Chaturanga Is Not a Transition
The first thing David Swenson will tell you about Chaturanga is that most people are not actually doing it. They are falling through it. The elbows flare. The hips drop first. The shoulders round forward to catch the weight. It looks like Chaturanga. It does not feel like it.
Real Chaturanga asks for something most beginners do not yet have: the ability to stay completely still inside a moment of genuine difficulty. The arms bend to ninety degrees and hold there. The body does not sag. The breath does not stop. The gaze stays soft at the nose tip.
That stillness is the yoga practice. Everything else is preparation for it.
What Adho Mukha Is Actually Asking
On the other side of every Chaturanga is Adho Mukha, and most practitioners treat it like a finish line. They arrive there and immediately stop working. The knees soften, the spine rounds, the breath becomes shallow.

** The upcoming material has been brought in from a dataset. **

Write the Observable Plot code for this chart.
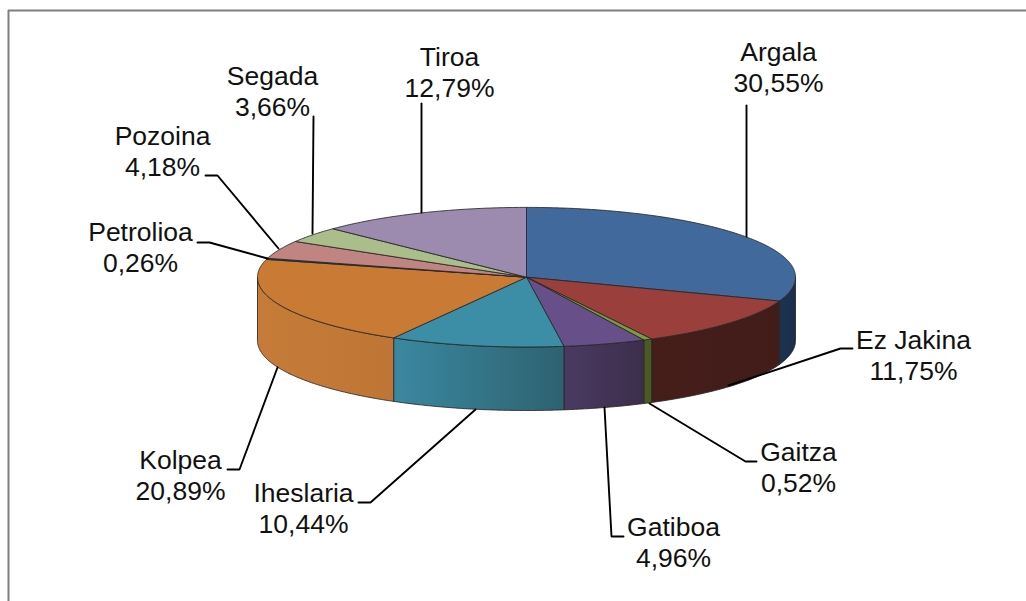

But Adho Mukha is not a reward for surviving Chaturanga. It is the second half of the same conversation. The heels press down or reach toward the floor. The sit bones lift. The spine decompresses one vertebra at a time. The Manipura Chakra draws inward and the chest opens toward the thighs.

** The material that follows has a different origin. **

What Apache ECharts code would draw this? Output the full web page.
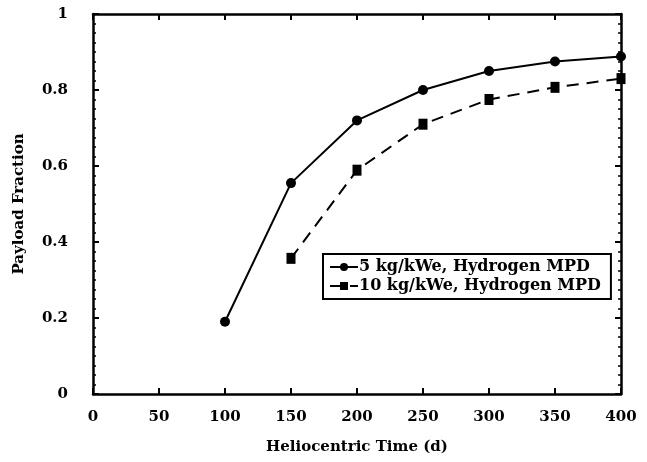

Five breaths here is enough time to completely reset the nervous system, if you actually take them.
The Moment Everything Shifts
There is a specific moment in Ashtanga practice when Chaturanga and Adho Mukha stop feeling like obstacles and start feeling like anchors. It usually happens somewhere around the hundredth practice, sometimes later. The body finally understands the shape well enough that the mind can stop managing it.
When that happens, the vinyasa becomes something close to meditation. Not because it gets easier, but because you stop fighting it.
That is what these two poses have been building toward all along.